The request>
Retype all of the listing exactly, passing over any picture you find.
+++
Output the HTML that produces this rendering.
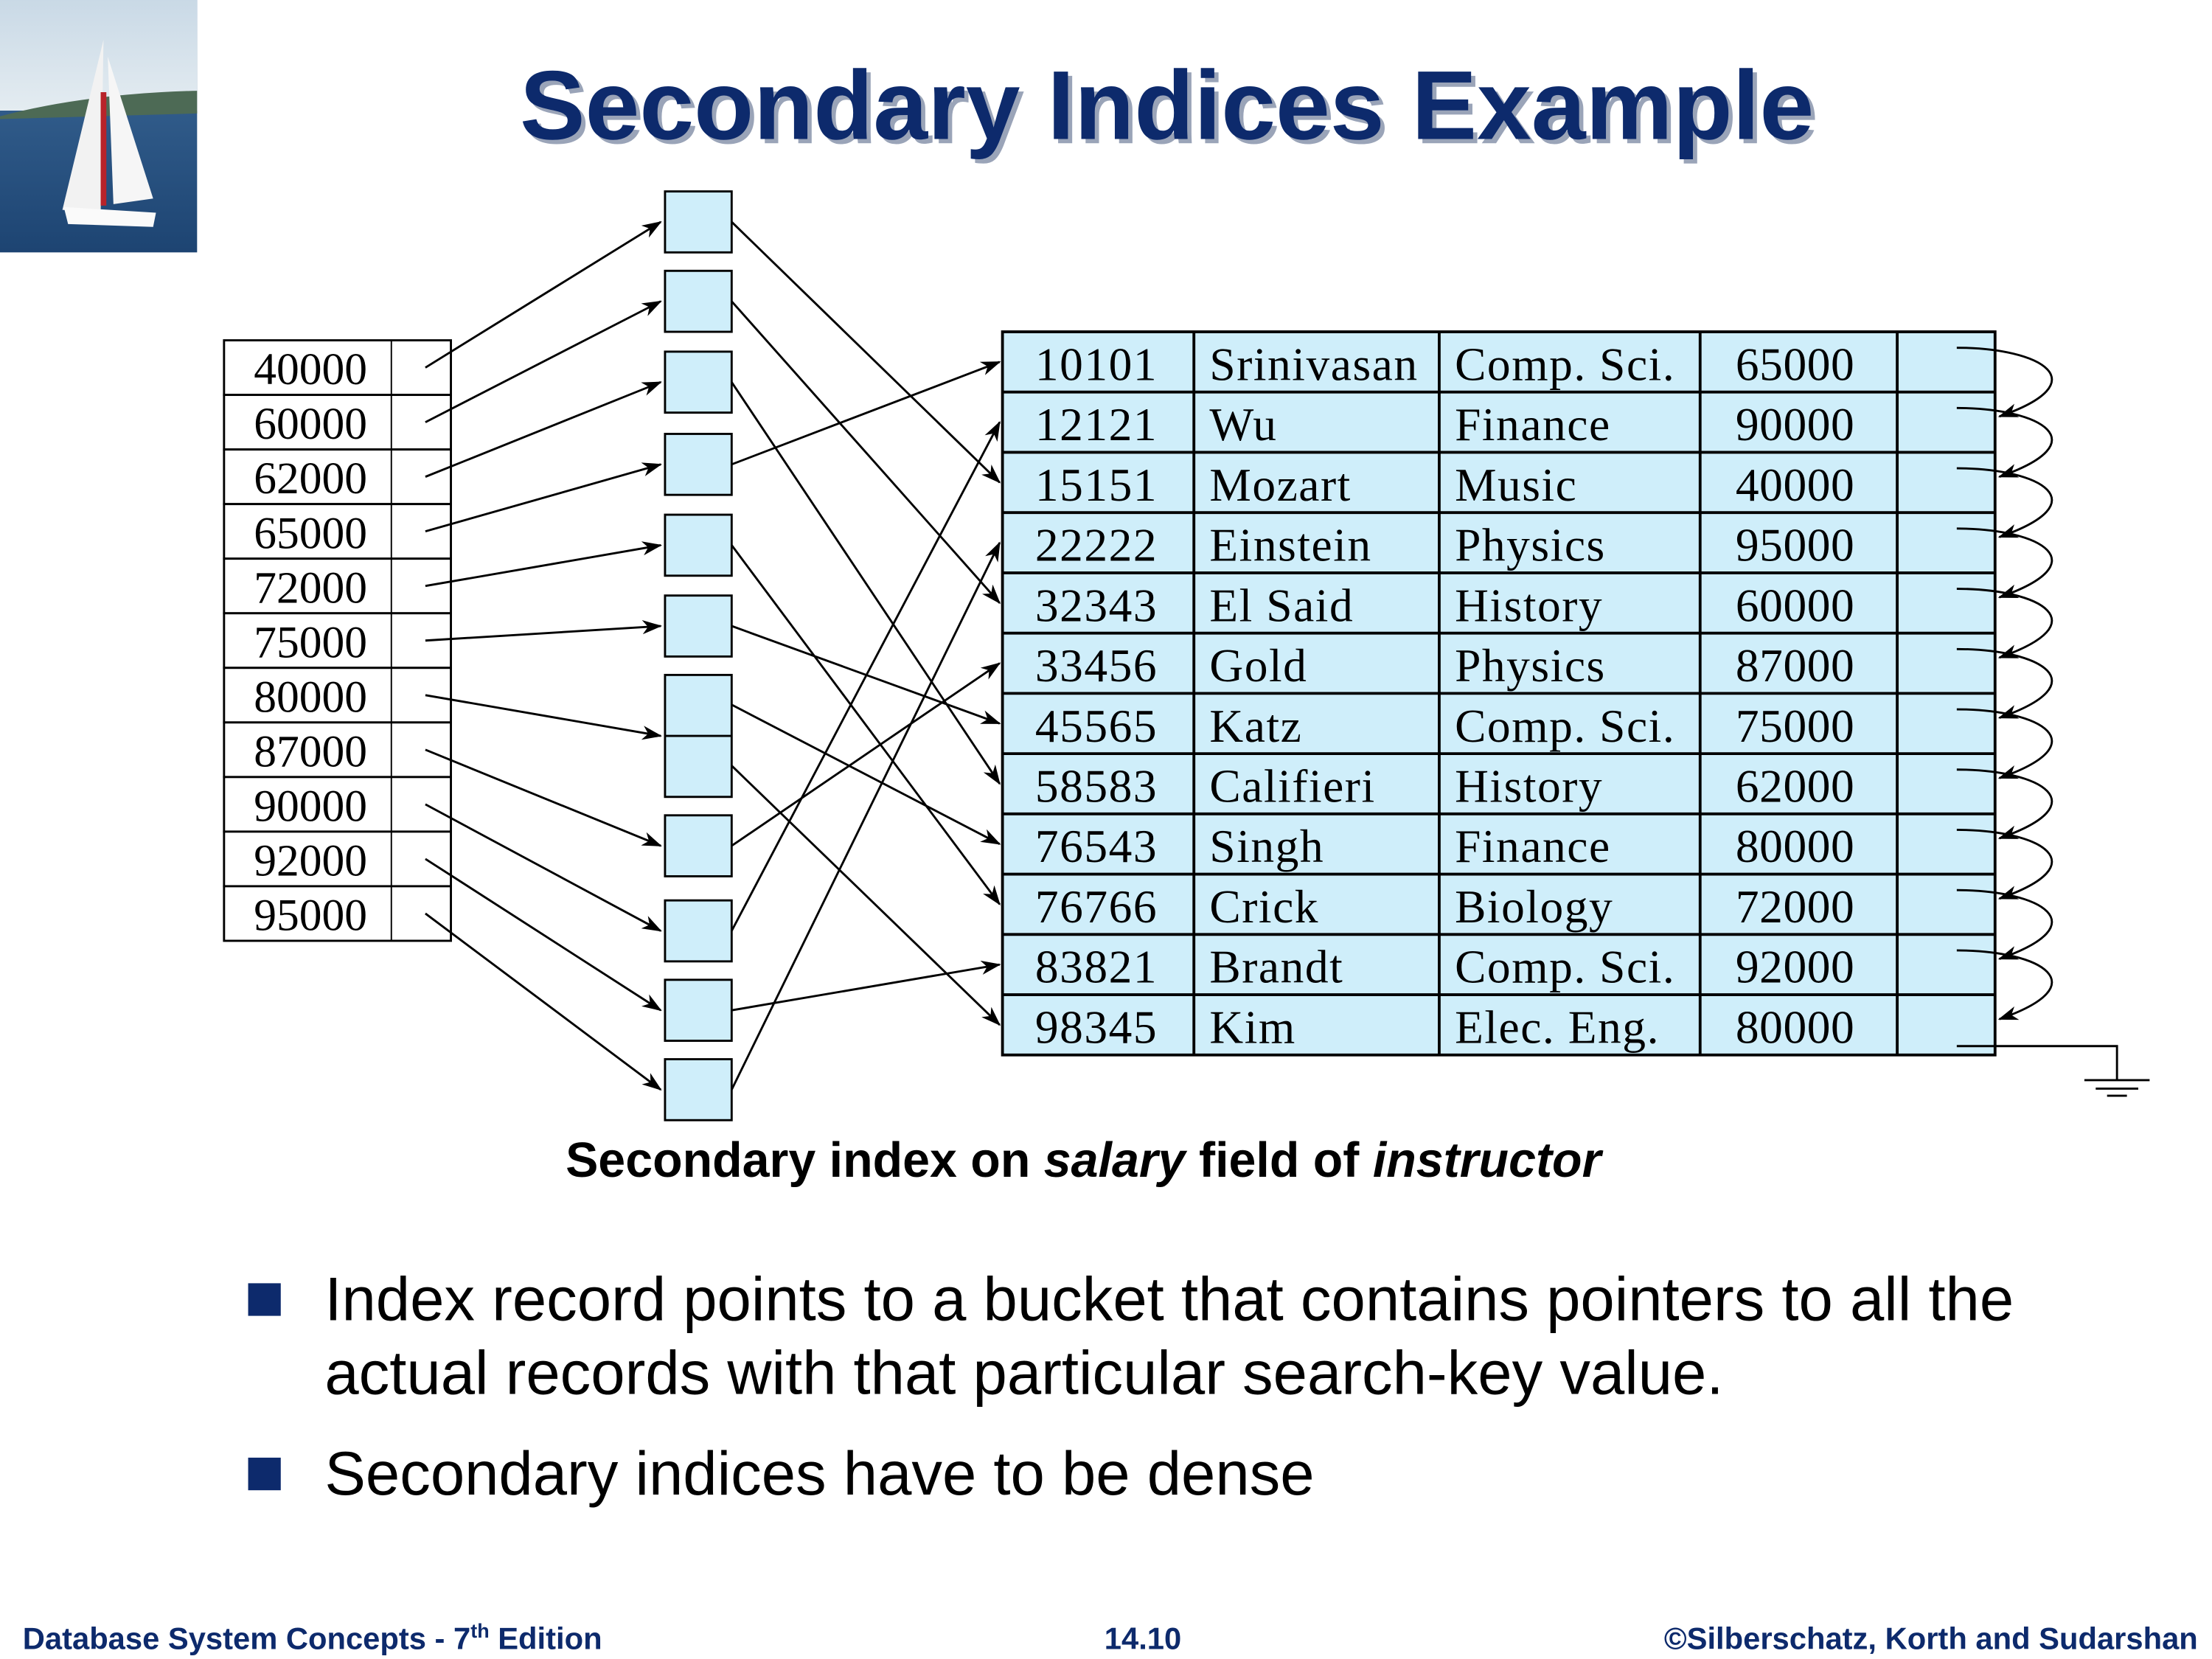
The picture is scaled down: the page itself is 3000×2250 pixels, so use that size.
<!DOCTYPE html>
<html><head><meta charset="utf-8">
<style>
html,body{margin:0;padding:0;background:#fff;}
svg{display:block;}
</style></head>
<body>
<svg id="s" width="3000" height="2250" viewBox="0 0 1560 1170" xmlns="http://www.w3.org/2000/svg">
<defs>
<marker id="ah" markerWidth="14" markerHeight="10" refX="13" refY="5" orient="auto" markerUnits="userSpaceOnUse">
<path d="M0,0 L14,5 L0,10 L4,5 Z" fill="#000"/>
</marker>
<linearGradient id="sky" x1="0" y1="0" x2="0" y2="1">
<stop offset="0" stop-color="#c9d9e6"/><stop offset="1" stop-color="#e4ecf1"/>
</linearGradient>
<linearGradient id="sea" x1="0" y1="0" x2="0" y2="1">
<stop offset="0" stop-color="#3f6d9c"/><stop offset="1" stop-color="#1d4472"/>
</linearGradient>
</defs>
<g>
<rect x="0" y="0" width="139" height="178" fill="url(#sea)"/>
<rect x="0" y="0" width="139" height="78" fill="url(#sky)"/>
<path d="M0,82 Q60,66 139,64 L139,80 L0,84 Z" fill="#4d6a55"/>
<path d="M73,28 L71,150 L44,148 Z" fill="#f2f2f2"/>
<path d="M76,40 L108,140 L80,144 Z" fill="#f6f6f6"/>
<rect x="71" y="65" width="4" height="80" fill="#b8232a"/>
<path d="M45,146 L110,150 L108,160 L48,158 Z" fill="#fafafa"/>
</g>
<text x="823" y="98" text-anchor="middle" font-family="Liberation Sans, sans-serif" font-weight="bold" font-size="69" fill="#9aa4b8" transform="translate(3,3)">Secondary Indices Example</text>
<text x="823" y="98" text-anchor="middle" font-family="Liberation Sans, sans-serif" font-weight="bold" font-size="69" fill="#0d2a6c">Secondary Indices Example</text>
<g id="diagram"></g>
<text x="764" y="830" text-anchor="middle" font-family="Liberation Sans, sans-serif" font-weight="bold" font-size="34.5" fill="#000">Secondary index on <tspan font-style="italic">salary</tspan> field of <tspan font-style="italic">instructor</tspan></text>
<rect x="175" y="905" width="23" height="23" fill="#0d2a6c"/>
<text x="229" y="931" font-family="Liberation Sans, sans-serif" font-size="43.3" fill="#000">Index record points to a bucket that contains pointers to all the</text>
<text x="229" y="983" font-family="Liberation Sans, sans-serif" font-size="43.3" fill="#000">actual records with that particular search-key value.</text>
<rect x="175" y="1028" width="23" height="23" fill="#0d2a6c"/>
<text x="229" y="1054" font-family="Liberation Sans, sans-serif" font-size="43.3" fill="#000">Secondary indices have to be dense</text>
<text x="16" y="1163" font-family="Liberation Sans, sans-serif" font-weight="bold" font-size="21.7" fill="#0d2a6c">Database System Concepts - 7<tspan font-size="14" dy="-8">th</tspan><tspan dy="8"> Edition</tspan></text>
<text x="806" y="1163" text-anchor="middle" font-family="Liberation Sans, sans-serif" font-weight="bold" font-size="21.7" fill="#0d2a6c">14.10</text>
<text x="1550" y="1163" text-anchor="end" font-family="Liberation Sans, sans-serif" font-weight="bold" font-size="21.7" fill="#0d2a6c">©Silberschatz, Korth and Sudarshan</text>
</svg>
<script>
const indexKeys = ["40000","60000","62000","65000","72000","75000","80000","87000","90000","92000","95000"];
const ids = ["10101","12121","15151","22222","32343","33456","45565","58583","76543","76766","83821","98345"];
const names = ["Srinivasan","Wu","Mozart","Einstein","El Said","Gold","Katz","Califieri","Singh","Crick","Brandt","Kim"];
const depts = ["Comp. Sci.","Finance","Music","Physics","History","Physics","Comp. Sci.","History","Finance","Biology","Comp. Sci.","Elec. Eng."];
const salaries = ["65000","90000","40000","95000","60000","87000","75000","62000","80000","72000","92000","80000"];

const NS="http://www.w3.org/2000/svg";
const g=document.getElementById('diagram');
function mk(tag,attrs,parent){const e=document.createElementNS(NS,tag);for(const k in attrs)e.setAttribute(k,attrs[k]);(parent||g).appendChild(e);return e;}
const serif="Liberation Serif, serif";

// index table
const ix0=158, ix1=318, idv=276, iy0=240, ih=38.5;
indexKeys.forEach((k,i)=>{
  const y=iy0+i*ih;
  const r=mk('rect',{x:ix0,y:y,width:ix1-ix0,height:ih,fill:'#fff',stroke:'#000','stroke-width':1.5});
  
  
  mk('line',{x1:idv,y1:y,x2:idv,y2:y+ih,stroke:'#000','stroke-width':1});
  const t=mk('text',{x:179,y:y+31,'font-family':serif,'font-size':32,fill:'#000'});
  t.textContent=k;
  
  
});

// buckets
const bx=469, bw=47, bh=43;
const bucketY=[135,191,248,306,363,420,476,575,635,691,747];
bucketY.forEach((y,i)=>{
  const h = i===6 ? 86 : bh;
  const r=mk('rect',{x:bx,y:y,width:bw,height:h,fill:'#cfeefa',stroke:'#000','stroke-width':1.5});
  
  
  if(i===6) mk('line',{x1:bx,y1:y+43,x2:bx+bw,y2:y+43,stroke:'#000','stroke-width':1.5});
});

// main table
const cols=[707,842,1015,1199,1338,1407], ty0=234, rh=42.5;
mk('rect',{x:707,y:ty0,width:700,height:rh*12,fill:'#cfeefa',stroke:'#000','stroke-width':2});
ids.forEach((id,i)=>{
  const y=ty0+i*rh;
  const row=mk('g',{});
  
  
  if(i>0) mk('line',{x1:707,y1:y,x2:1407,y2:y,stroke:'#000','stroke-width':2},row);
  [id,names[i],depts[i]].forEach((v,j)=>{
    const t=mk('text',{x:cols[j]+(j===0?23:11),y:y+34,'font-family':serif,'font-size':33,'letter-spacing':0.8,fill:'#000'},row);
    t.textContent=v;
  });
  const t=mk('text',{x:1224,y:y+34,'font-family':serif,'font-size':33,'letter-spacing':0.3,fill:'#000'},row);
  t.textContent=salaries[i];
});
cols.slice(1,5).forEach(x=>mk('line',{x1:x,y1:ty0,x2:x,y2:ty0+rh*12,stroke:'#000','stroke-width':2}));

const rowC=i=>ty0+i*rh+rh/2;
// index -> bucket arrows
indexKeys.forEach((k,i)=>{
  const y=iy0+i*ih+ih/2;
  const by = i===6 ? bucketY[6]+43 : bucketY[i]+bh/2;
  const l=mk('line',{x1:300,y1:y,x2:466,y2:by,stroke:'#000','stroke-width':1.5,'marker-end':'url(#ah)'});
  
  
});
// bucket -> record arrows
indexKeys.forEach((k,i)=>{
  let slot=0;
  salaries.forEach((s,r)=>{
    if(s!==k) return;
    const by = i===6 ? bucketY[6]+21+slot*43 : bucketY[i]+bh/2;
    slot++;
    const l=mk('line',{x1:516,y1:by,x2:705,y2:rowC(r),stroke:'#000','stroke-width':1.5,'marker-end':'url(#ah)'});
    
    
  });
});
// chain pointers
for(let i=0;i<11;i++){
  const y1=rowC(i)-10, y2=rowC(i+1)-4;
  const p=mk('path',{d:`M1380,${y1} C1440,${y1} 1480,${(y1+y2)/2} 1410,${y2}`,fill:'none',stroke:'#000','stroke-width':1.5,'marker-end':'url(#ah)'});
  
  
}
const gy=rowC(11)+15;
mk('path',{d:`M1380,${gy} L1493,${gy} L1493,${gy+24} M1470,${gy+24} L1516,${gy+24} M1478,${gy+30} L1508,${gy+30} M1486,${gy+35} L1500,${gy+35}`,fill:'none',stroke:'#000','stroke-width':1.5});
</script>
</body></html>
+++
Task solution>
Output the HTML that produces this rendering.
The picture is scaled down: the page itself is 3000×2250 pixels, so use that size.
<!DOCTYPE html>
<html><head><meta charset="utf-8">
<style>
html,body{margin:0;padding:0;background:#fff;}
svg{display:block;}
</style></head>
<body>
<svg id="s" width="3000" height="2250" viewBox="0 0 1560 1170" xmlns="http://www.w3.org/2000/svg">
<defs>
<marker id="ah" markerWidth="14" markerHeight="10" refX="13" refY="5" orient="auto" markerUnits="userSpaceOnUse">
<path d="M0,0 L14,5 L0,10 L4,5 Z" fill="#000"/>
</marker>
<linearGradient id="sky" x1="0" y1="0" x2="0" y2="1">
<stop offset="0" stop-color="#c9d9e6"/><stop offset="1" stop-color="#e4ecf1"/>
</linearGradient>
<linearGradient id="sea" x1="0" y1="0" x2="0" y2="1">
<stop offset="0" stop-color="#3f6d9c"/><stop offset="1" stop-color="#1d4472"/>
</linearGradient>
</defs>
<g>
<rect x="0" y="0" width="139" height="178" fill="url(#sea)"/>
<rect x="0" y="0" width="139" height="78" fill="url(#sky)"/>
<path d="M0,82 Q60,66 139,64 L139,80 L0,84 Z" fill="#4d6a55"/>
<path d="M73,28 L71,150 L44,148 Z" fill="#f2f2f2"/>
<path d="M76,40 L108,140 L80,144 Z" fill="#f6f6f6"/>
<rect x="71" y="65" width="4" height="80" fill="#b8232a"/>
<path d="M45,146 L110,150 L108,160 L48,158 Z" fill="#fafafa"/>
</g>
<text x="823" y="98" text-anchor="middle" font-family="Liberation Sans, sans-serif" font-weight="bold" font-size="69" fill="#9aa4b8" transform="translate(3,3)">Secondary Indices Example</text>
<text x="823" y="98" text-anchor="middle" font-family="Liberation Sans, sans-serif" font-weight="bold" font-size="69" fill="#0d2a6c">Secondary Indices Example</text>
<g id="diagram"></g>
<text x="764" y="830" text-anchor="middle" font-family="Liberation Sans, sans-serif" font-weight="bold" font-size="34.5" fill="#000">Secondary index on <tspan font-style="italic">salary</tspan> field of <tspan font-style="italic">instructor</tspan></text>
<rect x="175" y="905" width="23" height="23" fill="#0d2a6c"/>
<text x="229" y="931" font-family="Liberation Sans, sans-serif" font-size="43.3" fill="#000">Index record points to a bucket that contains pointers to all the</text>
<text x="229" y="983" font-family="Liberation Sans, sans-serif" font-size="43.3" fill="#000">actual records with that particular search-key value.</text>
<rect x="175" y="1028" width="23" height="23" fill="#0d2a6c"/>
<text x="229" y="1054" font-family="Liberation Sans, sans-serif" font-size="43.3" fill="#000">Secondary indices have to be dense</text>
<text x="16" y="1163" font-family="Liberation Sans, sans-serif" font-weight="bold" font-size="21.7" fill="#0d2a6c">Database System Concepts - 7<tspan font-size="14" dy="-8">th</tspan><tspan dy="8"> Edition</tspan></text>
<text x="806" y="1163" text-anchor="middle" font-family="Liberation Sans, sans-serif" font-weight="bold" font-size="21.7" fill="#0d2a6c">14.10</text>
<text x="1550" y="1163" text-anchor="end" font-family="Liberation Sans, sans-serif" font-weight="bold" font-size="21.7" fill="#0d2a6c">©Silberschatz, Korth and Sudarshan</text>
</svg>
<script>
const indexKeys = ["40000","60000","62000","65000","72000","75000","80000","87000","90000","92000","95000"];
const ids = ["10101","12121","15151","22222","32343","33456","45565","58583","76543","76766","83821","98345"];
const names = ["Srinivasan","Wu","Mozart","Einstein","El Said","Gold","Katz","Califieri","Singh","Crick","Brandt","Kim"];
const depts = ["Comp. Sci.","Finance","Music","Physics","History","Physics","Comp. Sci.","History","Finance","Biology","Comp. Sci.","Elec. Eng."];
const salaries = ["65000","90000","40000","95000","60000","87000","75000","62000","80000","72000","92000","80000"];

const NS="http://www.w3.org/2000/svg";
const g=document.getElementById('diagram');
function mk(tag,attrs,parent){const e=document.createElementNS(NS,tag);for(const k in attrs)e.setAttribute(k,attrs[k]);(parent||g).appendChild(e);return e;}
const serif="Liberation Serif, serif";

// index table
const ix0=158, ix1=318, idv=276, iy0=240, ih=38.5;
indexKeys.forEach((k,i)=>{
  const y=iy0+i*ih;
  const r=mk('rect',{x:ix0,y:y,width:ix1-ix0,height:ih,fill:'#fff',stroke:'#000','stroke-width':1.5});
  
  
  mk('line',{x1:idv,y1:y,x2:idv,y2:y+ih,stroke:'#000','stroke-width':1});
  const t=mk('text',{x:179,y:y+31,'font-family':serif,'font-size':32,fill:'#000'});
  t.textContent=k;
  
  
});

// buckets
const bx=469, bw=47, bh=43;
const bucketY=[135,191,248,306,363,420,476,575,635,691,747];
bucketY.forEach((y,i)=>{
  const h = i===6 ? 86 : bh;
  const r=mk('rect',{x:bx,y:y,width:bw,height:h,fill:'#cfeefa',stroke:'#000','stroke-width':1.5});
  
  
  if(i===6) mk('line',{x1:bx,y1:y+43,x2:bx+bw,y2:y+43,stroke:'#000','stroke-width':1.5});
});

// main table
const cols=[707,842,1015,1199,1338,1407], ty0=234, rh=42.5;
mk('rect',{x:707,y:ty0,width:700,height:rh*12,fill:'#cfeefa',stroke:'#000','stroke-width':2});
ids.forEach((id,i)=>{
  const y=ty0+i*rh;
  const row=mk('g',{});
  
  
  if(i>0) mk('line',{x1:707,y1:y,x2:1407,y2:y,stroke:'#000','stroke-width':2},row);
  [id,names[i],depts[i]].forEach((v,j)=>{
    const t=mk('text',{x:cols[j]+(j===0?23:11),y:y+34,'font-family':serif,'font-size':33,'letter-spacing':0.8,fill:'#000'},row);
    t.textContent=v;
  });
  const t=mk('text',{x:1224,y:y+34,'font-family':serif,'font-size':33,'letter-spacing':0.3,fill:'#000'},row);
  t.textContent=salaries[i];
});
cols.slice(1,5).forEach(x=>mk('line',{x1:x,y1:ty0,x2:x,y2:ty0+rh*12,stroke:'#000','stroke-width':2}));

const rowC=i=>ty0+i*rh+rh/2;
// index -> bucket arrows
indexKeys.forEach((k,i)=>{
  const y=iy0+i*ih+ih/2;
  const by = i===6 ? bucketY[6]+43 : bucketY[i]+bh/2;
  const l=mk('line',{x1:300,y1:y,x2:466,y2:by,stroke:'#000','stroke-width':1.5,'marker-end':'url(#ah)'});
  
  
});
// bucket -> record arrows
indexKeys.forEach((k,i)=>{
  let slot=0;
  salaries.forEach((s,r)=>{
    if(s!==k) return;
    const by = i===6 ? bucketY[6]+21+slot*43 : bucketY[i]+bh/2;
    slot++;
    const l=mk('line',{x1:516,y1:by,x2:705,y2:rowC(r),stroke:'#000','stroke-width':1.5,'marker-end':'url(#ah)'});
    
    
  });
});
// chain pointers
for(let i=0;i<11;i++){
  const y1=rowC(i)-10, y2=rowC(i+1)-4;
  const p=mk('path',{d:`M1380,${y1} C1440,${y1} 1480,${(y1+y2)/2} 1410,${y2}`,fill:'none',stroke:'#000','stroke-width':1.5,'marker-end':'url(#ah)'});
  
  
}
const gy=rowC(11)+15;
mk('path',{d:`M1380,${gy} L1493,${gy} L1493,${gy+24} M1470,${gy+24} L1516,${gy+24} M1478,${gy+30} L1508,${gy+30} M1486,${gy+35} L1500,${gy+35}`,fill:'none',stroke:'#000','stroke-width':1.5});
</script>
</body></html>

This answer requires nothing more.